⟨
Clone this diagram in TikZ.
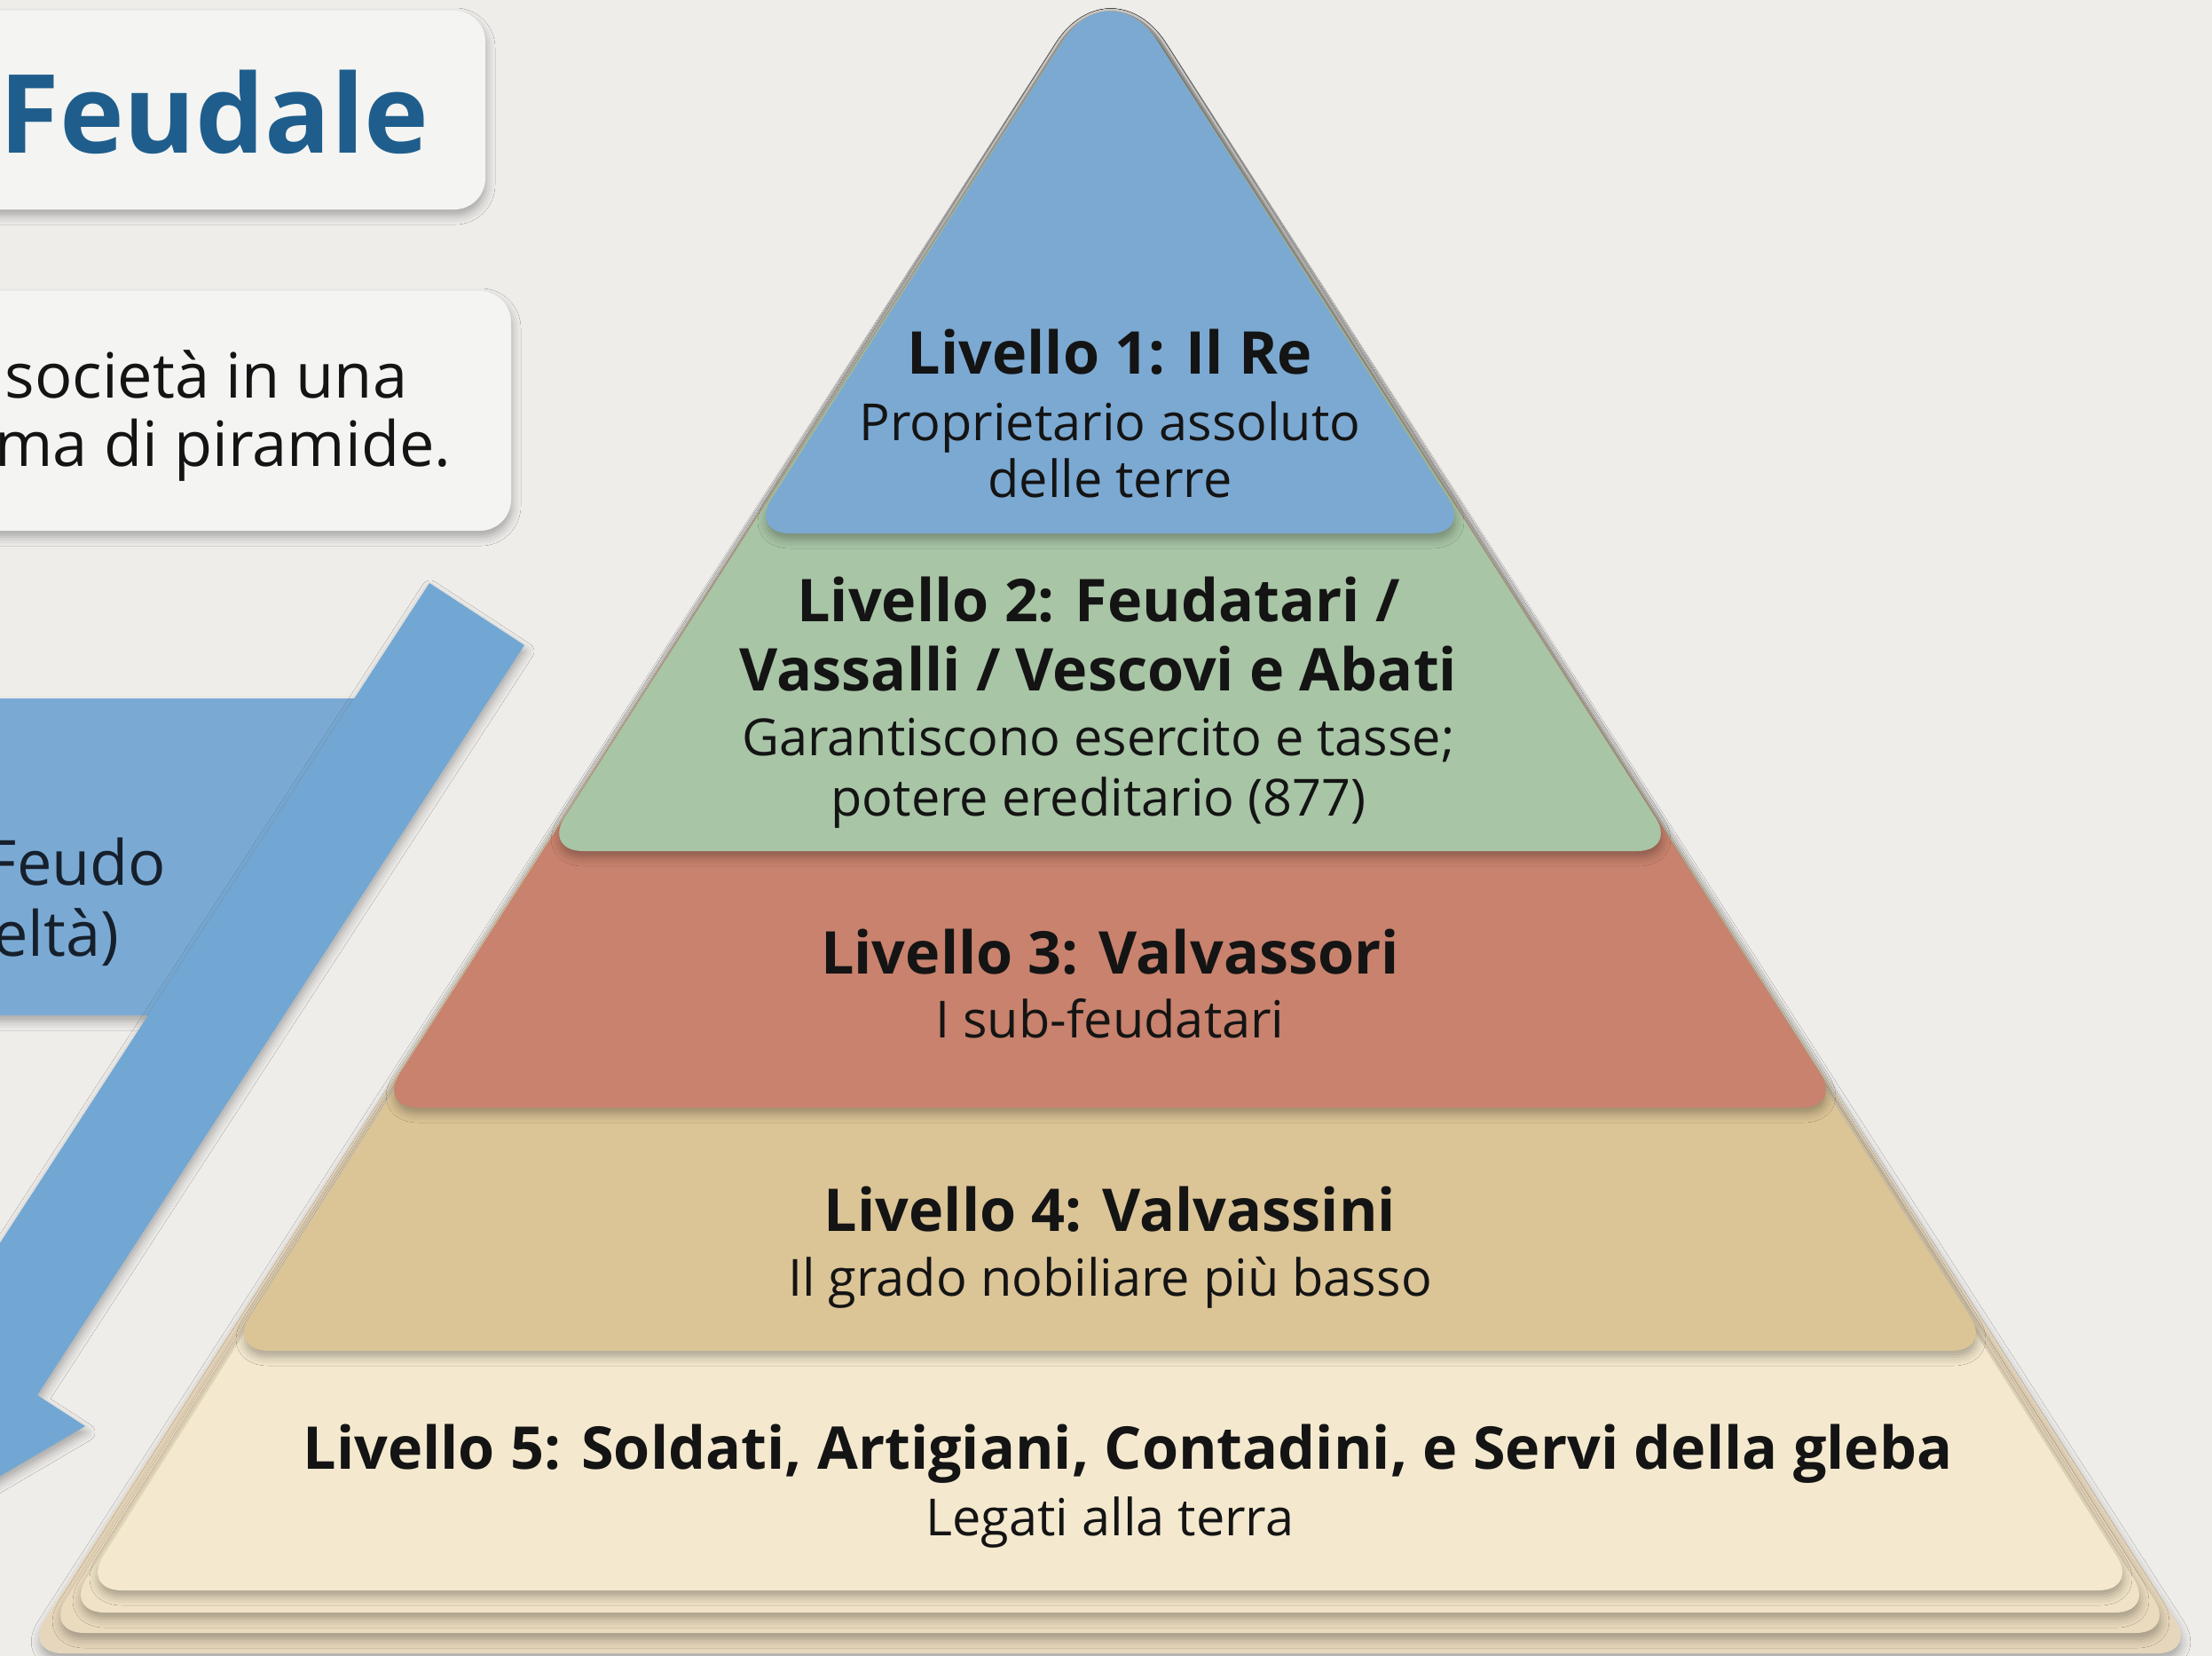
\documentclass[tikz,border=0pt]{standalone}
\usepackage{fontspec}
\setmainfont{Open Sans}
\usetikzlibrary{shadows.blur,calc}
\definecolor{bgc}{HTML}{EEEDEA}
\definecolor{boxc}{HTML}{F4F4F2}
\definecolor{titc}{HTML}{1F5E8C}
\definecolor{txtc}{HTML}{141414}
\definecolor{bandtxt}{HTML}{16202C}
\definecolor{arrc}{HTML}{72A7D4}
\definecolor{bandc}{HTML}{7AAAD4}
\definecolor{lone}{HTML}{7BA9D2}
\definecolor{ltwo}{HTML}{A8C5A6}
\definecolor{lthree}{HTML}{C8826D}
\definecolor{lfour}{HTML}{DBC496}
\definecolor{lfive}{HTML}{F4E9CF}
\definecolor{exone}{HTML}{EFE2C6}
\definecolor{extwo}{HTML}{EADBBE}
\definecolor{exthree}{HTML}{E6D6BB}
\tikzset{
  shad/.style={blur shadow={shadow xshift=0.01cm, shadow yshift=-0.07cm, shadow blur radius=0.1cm, shadow opacity=30}},
  layer/.style={shad},
  lvlhead/.style={font=\bfseries\fontsize{18.9}{22}\selectfont, text=txtc, inner sep=0pt, anchor=base},
  lvlsub/.style={font=\fontsize{16.4}{19}\selectfont, text=txtc, inner sep=0pt, anchor=base},
  boxtxt/.style={font=\fontsize{20}{23}\selectfont, text=txtc, inner sep=0pt, anchor=base east},
  panel/.style={fill=boxc, rounded corners=0.35cm, shad}
}
% triangle layer with rounded corners: #1 bottom y, #2 half width, #3 colour
\newcommand{\pyrlayer}[3]{%
  \coordinate (apx) at (1251,-37);
  \coordinate (cr) at (1251+#2,#1);
  \coordinate (cl) at (1251-#2,#1);
  \coordinate (pr) at ($(apx)!1cm!(cr)$);
  \coordinate (pl) at ($(apx)!1cm!(cl)$);
  \coordinate (rb) at ($(cr)!0.45cm!(cl)$);
  \coordinate (ru) at ($(cr)!0.45cm!(apx)$);
  \coordinate (lb) at ($(cl)!0.45cm!(cr)$);
  \coordinate (lu) at ($(cl)!0.45cm!(apx)$);
  \path[layer, fill=#3] (rb) .. controls ($(rb)!0.55!(cr)$) and ($(ru)!0.55!(cr)$) .. (ru)
    -- (pr) .. controls ($(pr)!0.55!(apx)$) and ($(pl)!0.55!(apx)$) .. (pl)
    -- (lu) .. controls ($(lu)!0.55!(cl)$) and ($(lb)!0.55!(cl)$) .. (lb) -- cycle;}
\begin{document}
\begin{tikzpicture}[x=0.01cm, y=-0.01cm]
\useasboundingbox (0,0) rectangle (2493,1866);
\clip (0,0) rectangle (2493,1866);
\fill[bgc] (0,0) rectangle (2493,1866);

% title panel
\path[panel] (-60,12) rectangle (547,236);
\node[font=\bfseries\fontsize{35}{40}\selectfont, text=titc, inner sep=0pt, anchor=base east] (title) at (484,172) {Feudale};

% text panel
\path[panel] (-60,328) rectangle (576,598);
\node[boxtxt] (intro1) at (460,448) {società in una};
\node[boxtxt] (intro2) at (509,525) {ma di piramide.};

% blue band and arrow
\path[fill=bandc, shad] (-60,787) -- (470,787) -- (240,1144) -- (-60,1144) -- cycle;
\node[boxtxt, text=bandtxt] (band1) at (188,997) {Feudo};
\node[boxtxt, text=bandtxt] (band2) at (135,1077) {eltà)};
\path[fill=arrc, shad] (484,657) -- (591,727) -- (42,1572) -- (96,1607) -- (-153,1753) -- (-120,1467) -- (-66,1502) -- cycle;

% pyramid stack
\pyrlayer{1863}{1225}{exthree}
\pyrlayer{1840}{1201}{extwo}
\pyrlayer{1817}{1178}{exone}
\pyrlayer{1792}{1159}{lfive}
\pyrlayer{1522}{994}{lfour}
\pyrlayer{1248}{825}{lthree}
\pyrlayer{959}{639}{ltwo}
\pyrlayer{601}{406}{lone}

% level texts
\node[lvlhead] (l1a) at (1251,421) {Livello 1: Il Re};
\node[lvlsub] (l1b) at (1251,496) {Proprietario assoluto};
\node[lvlsub] (l1c) at (1251,560) {delle terre};

\node[lvlhead] (l2a) at (1238,700) {Livello 2: Feudatari /};
\node[lvlhead] (l2b) at (1238,778) {Vassalli / Vescovi e Abati};
\node[lvlsub] (l2c) at (1238,851) {Garantiscono esercito e tasse;};
\node[lvlsub] (l2d) at (1238,919) {potere ereditario (877)};

\node[lvlhead] (l3a) at (1251,1097) {Livello 3: Valvassori};
\node[lvlsub] (l3b) at (1251,1169) {I sub-feudatari};

\node[lvlhead] (l4a) at (1251,1387) {Livello 4: Valvassini};
\node[lvlsub] (l4b) at (1251,1460) {Il grado nobiliare più basso};

\node[lvlhead] (l5a) at (1271,1655) {Livello 5: Soldati, Artigiani, Contadini, e Servi della gleba};
\node[lvlsub] (l5b) at (1251,1730) {Legati alla terra};
\end{tikzpicture}
\end{document}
⟩
SHORT PROBLEM
Exclude the pictures, and transcribe all of the material exactly.

FULL OUTPUT
Clone this diagram in TikZ.
\documentclass[tikz,border=0pt]{standalone}
\usepackage{fontspec}
\setmainfont{Open Sans}
\usetikzlibrary{shadows.blur,calc}
\definecolor{bgc}{HTML}{EEEDEA}
\definecolor{boxc}{HTML}{F4F4F2}
\definecolor{titc}{HTML}{1F5E8C}
\definecolor{txtc}{HTML}{141414}
\definecolor{bandtxt}{HTML}{16202C}
\definecolor{arrc}{HTML}{72A7D4}
\definecolor{bandc}{HTML}{7AAAD4}
\definecolor{lone}{HTML}{7BA9D2}
\definecolor{ltwo}{HTML}{A8C5A6}
\definecolor{lthree}{HTML}{C8826D}
\definecolor{lfour}{HTML}{DBC496}
\definecolor{lfive}{HTML}{F4E9CF}
\definecolor{exone}{HTML}{EFE2C6}
\definecolor{extwo}{HTML}{EADBBE}
\definecolor{exthree}{HTML}{E6D6BB}
\tikzset{
  shad/.style={blur shadow={shadow xshift=0.01cm, shadow yshift=-0.07cm, shadow blur radius=0.1cm, shadow opacity=30}},
  layer/.style={shad},
  lvlhead/.style={font=\bfseries\fontsize{18.9}{22}\selectfont, text=txtc, inner sep=0pt, anchor=base},
  lvlsub/.style={font=\fontsize{16.4}{19}\selectfont, text=txtc, inner sep=0pt, anchor=base},
  boxtxt/.style={font=\fontsize{20}{23}\selectfont, text=txtc, inner sep=0pt, anchor=base east},
  panel/.style={fill=boxc, rounded corners=0.35cm, shad}
}
% triangle layer with rounded corners: #1 bottom y, #2 half width, #3 colour
\newcommand{\pyrlayer}[3]{%
  \coordinate (apx) at (1251,-37);
  \coordinate (cr) at (1251+#2,#1);
  \coordinate (cl) at (1251-#2,#1);
  \coordinate (pr) at ($(apx)!1cm!(cr)$);
  \coordinate (pl) at ($(apx)!1cm!(cl)$);
  \coordinate (rb) at ($(cr)!0.45cm!(cl)$);
  \coordinate (ru) at ($(cr)!0.45cm!(apx)$);
  \coordinate (lb) at ($(cl)!0.45cm!(cr)$);
  \coordinate (lu) at ($(cl)!0.45cm!(apx)$);
  \path[layer, fill=#3] (rb) .. controls ($(rb)!0.55!(cr)$) and ($(ru)!0.55!(cr)$) .. (ru)
    -- (pr) .. controls ($(pr)!0.55!(apx)$) and ($(pl)!0.55!(apx)$) .. (pl)
    -- (lu) .. controls ($(lu)!0.55!(cl)$) and ($(lb)!0.55!(cl)$) .. (lb) -- cycle;}
\begin{document}
\begin{tikzpicture}[x=0.01cm, y=-0.01cm]
\useasboundingbox (0,0) rectangle (2493,1866);
\clip (0,0) rectangle (2493,1866);
\fill[bgc] (0,0) rectangle (2493,1866);

% title panel
\path[panel] (-60,12) rectangle (547,236);
\node[font=\bfseries\fontsize{35}{40}\selectfont, text=titc, inner sep=0pt, anchor=base east] (title) at (484,172) {Feudale};

% text panel
\path[panel] (-60,328) rectangle (576,598);
\node[boxtxt] (intro1) at (460,448) {società in una};
\node[boxtxt] (intro2) at (509,525) {ma di piramide.};

% blue band and arrow
\path[fill=bandc, shad] (-60,787) -- (470,787) -- (240,1144) -- (-60,1144) -- cycle;
\node[boxtxt, text=bandtxt] (band1) at (188,997) {Feudo};
\node[boxtxt, text=bandtxt] (band2) at (135,1077) {eltà)};
\path[fill=arrc, shad] (484,657) -- (591,727) -- (42,1572) -- (96,1607) -- (-153,1753) -- (-120,1467) -- (-66,1502) -- cycle;

% pyramid stack
\pyrlayer{1863}{1225}{exthree}
\pyrlayer{1840}{1201}{extwo}
\pyrlayer{1817}{1178}{exone}
\pyrlayer{1792}{1159}{lfive}
\pyrlayer{1522}{994}{lfour}
\pyrlayer{1248}{825}{lthree}
\pyrlayer{959}{639}{ltwo}
\pyrlayer{601}{406}{lone}

% level texts
\node[lvlhead] (l1a) at (1251,421) {Livello 1: Il Re};
\node[lvlsub] (l1b) at (1251,496) {Proprietario assoluto};
\node[lvlsub] (l1c) at (1251,560) {delle terre};

\node[lvlhead] (l2a) at (1238,700) {Livello 2: Feudatari /};
\node[lvlhead] (l2b) at (1238,778) {Vassalli / Vescovi e Abati};
\node[lvlsub] (l2c) at (1238,851) {Garantiscono esercito e tasse;};
\node[lvlsub] (l2d) at (1238,919) {potere ereditario (877)};

\node[lvlhead] (l3a) at (1251,1097) {Livello 3: Valvassori};
\node[lvlsub] (l3b) at (1251,1169) {I sub-feudatari};

\node[lvlhead] (l4a) at (1251,1387) {Livello 4: Valvassini};
\node[lvlsub] (l4b) at (1251,1460) {Il grado nobiliare più basso};

\node[lvlhead] (l5a) at (1271,1655) {Livello 5: Soldati, Artigiani, Contadini, e Servi della gleba};
\node[lvlsub] (l5b) at (1251,1730) {Legati alla terra};
\end{tikzpicture}
\end{document}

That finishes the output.